Materials provided

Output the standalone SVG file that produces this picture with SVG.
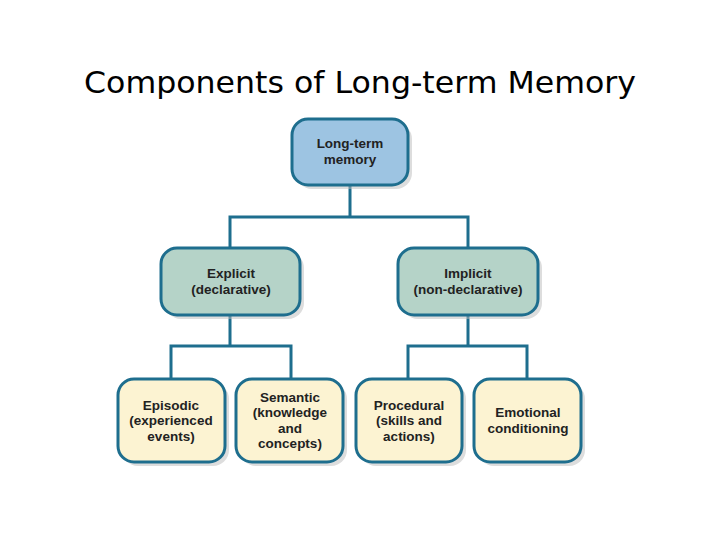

* * *

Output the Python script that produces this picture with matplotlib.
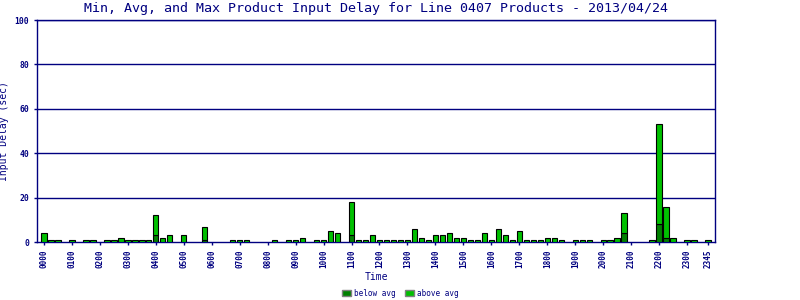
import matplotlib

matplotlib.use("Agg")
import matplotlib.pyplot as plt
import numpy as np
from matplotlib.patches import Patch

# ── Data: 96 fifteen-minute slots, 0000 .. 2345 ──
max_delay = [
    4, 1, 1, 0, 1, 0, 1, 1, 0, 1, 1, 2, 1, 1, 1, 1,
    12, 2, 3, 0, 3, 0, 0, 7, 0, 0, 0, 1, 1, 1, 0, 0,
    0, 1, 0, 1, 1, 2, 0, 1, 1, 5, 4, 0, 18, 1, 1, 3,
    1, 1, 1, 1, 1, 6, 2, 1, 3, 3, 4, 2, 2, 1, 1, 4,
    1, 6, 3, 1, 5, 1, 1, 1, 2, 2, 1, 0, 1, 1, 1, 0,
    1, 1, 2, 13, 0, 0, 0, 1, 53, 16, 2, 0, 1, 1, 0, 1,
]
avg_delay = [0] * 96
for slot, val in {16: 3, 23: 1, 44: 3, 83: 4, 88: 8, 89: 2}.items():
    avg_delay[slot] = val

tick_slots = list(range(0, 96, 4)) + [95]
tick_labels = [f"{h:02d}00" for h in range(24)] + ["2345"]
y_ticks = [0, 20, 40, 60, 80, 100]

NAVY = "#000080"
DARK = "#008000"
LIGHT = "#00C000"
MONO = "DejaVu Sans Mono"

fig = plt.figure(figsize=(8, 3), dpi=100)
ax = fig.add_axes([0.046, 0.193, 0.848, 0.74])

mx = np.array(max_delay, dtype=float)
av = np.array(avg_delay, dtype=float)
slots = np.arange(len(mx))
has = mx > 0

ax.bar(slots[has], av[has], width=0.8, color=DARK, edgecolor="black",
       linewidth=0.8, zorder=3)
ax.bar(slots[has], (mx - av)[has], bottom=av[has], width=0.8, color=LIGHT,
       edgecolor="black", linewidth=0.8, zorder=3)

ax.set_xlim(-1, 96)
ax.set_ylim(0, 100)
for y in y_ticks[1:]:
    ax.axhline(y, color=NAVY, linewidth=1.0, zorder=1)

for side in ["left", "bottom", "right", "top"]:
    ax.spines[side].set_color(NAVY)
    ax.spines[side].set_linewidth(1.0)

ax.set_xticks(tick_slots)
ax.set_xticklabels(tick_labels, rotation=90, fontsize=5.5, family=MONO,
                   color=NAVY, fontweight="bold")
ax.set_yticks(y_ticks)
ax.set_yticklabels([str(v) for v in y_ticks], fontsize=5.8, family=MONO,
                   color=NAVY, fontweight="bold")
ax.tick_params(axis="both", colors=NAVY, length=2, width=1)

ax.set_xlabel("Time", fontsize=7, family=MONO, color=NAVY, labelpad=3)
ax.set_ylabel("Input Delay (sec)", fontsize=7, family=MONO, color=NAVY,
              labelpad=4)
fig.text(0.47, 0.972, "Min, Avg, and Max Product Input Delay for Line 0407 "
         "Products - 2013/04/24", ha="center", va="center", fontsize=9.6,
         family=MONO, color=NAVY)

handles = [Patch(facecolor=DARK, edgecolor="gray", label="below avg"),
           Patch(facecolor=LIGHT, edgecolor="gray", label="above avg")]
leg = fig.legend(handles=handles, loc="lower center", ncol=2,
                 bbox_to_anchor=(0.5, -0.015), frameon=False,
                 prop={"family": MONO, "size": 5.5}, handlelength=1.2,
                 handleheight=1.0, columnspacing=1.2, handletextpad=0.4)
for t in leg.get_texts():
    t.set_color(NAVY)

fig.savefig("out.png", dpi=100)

What is needed
Among the records above, locate the line containing "Output the Python" and the line containing "from matplotlib.patches import Patch", then transcribe exactly the lines starting at the first and ending at the second, with no pictures.

Solution for this exercise
Output the Python script that produces this picture with matplotlib.
import matplotlib

matplotlib.use("Agg")
import matplotlib.pyplot as plt
import numpy as np
from matplotlib.patches import Patch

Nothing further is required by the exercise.